* [Your objective]
Transcribe the material verbatim in full; the pictures do not belong in the copy.

# Start of Provided data

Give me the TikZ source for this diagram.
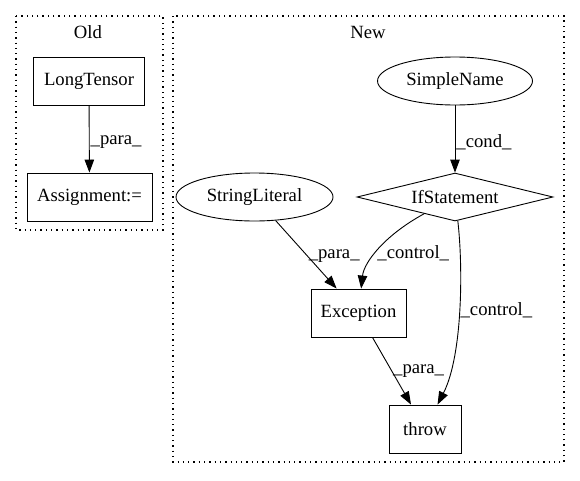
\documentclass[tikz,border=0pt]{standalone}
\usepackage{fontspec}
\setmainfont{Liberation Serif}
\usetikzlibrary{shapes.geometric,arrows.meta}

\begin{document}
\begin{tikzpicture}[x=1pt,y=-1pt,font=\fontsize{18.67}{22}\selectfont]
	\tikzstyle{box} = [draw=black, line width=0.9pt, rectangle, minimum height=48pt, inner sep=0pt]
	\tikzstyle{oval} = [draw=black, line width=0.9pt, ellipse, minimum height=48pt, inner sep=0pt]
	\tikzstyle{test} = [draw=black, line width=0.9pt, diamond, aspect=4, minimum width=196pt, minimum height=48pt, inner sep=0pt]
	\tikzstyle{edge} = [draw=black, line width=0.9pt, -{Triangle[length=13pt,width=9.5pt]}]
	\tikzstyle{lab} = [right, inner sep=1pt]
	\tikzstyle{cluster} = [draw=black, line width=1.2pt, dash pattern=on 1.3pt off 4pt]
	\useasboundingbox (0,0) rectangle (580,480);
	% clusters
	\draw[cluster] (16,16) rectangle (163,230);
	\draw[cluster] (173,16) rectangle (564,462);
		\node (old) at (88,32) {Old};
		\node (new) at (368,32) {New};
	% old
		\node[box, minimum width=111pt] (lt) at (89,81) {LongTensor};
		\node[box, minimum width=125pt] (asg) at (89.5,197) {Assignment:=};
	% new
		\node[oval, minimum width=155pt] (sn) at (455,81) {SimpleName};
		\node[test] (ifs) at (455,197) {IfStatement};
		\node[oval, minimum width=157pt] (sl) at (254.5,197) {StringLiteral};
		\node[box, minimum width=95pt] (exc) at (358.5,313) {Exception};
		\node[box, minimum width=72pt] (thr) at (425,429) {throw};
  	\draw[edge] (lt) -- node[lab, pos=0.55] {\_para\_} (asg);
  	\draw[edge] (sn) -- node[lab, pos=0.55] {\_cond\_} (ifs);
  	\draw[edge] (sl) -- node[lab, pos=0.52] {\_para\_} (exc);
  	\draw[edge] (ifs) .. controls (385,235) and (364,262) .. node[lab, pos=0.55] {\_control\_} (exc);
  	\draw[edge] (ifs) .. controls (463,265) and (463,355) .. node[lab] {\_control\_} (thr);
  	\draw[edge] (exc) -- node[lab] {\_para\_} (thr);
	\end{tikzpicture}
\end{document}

# End of Provided data

* [Task solution]
Give me the TikZ source for this diagram.
\documentclass[tikz,border=0pt]{standalone}
\usepackage{fontspec}
\setmainfont{Liberation Serif}
\usetikzlibrary{shapes.geometric,arrows.meta}

\begin{document}
\begin{tikzpicture}[x=1pt,y=-1pt,font=\fontsize{18.67}{22}\selectfont]
	\tikzstyle{box} = [draw=black, line width=0.9pt, rectangle, minimum height=48pt, inner sep=0pt]
	\tikzstyle{oval} = [draw=black, line width=0.9pt, ellipse, minimum height=48pt, inner sep=0pt]
	\tikzstyle{test} = [draw=black, line width=0.9pt, diamond, aspect=4, minimum width=196pt, minimum height=48pt, inner sep=0pt]
	\tikzstyle{edge} = [draw=black, line width=0.9pt, -{Triangle[length=13pt,width=9.5pt]}]
	\tikzstyle{lab} = [right, inner sep=1pt]
	\tikzstyle{cluster} = [draw=black, line width=1.2pt, dash pattern=on 1.3pt off 4pt]
	\useasboundingbox (0,0) rectangle (580,480);
	% clusters
	\draw[cluster] (16,16) rectangle (163,230);
	\draw[cluster] (173,16) rectangle (564,462);
		\node (old) at (88,32) {Old};
		\node (new) at (368,32) {New};
	% old
		\node[box, minimum width=111pt] (lt) at (89,81) {LongTensor};
		\node[box, minimum width=125pt] (asg) at (89.5,197) {Assignment:=};
	% new
		\node[oval, minimum width=155pt] (sn) at (455,81) {SimpleName};
		\node[test] (ifs) at (455,197) {IfStatement};
		\node[oval, minimum width=157pt] (sl) at (254.5,197) {StringLiteral};
		\node[box, minimum width=95pt] (exc) at (358.5,313) {Exception};
		\node[box, minimum width=72pt] (thr) at (425,429) {throw};
  	\draw[edge] (lt) -- node[lab, pos=0.55] {\_para\_} (asg);
  	\draw[edge] (sn) -- node[lab, pos=0.55] {\_cond\_} (ifs);
  	\draw[edge] (sl) -- node[lab, pos=0.52] {\_para\_} (exc);
  	\draw[edge] (ifs) .. controls (385,235) and (364,262) .. node[lab, pos=0.55] {\_control\_} (exc);
  	\draw[edge] (ifs) .. controls (463,265) and (463,355) .. node[lab] {\_control\_} (thr);
  	\draw[edge] (exc) -- node[lab] {\_para\_} (thr);
	\end{tikzpicture}
\end{document}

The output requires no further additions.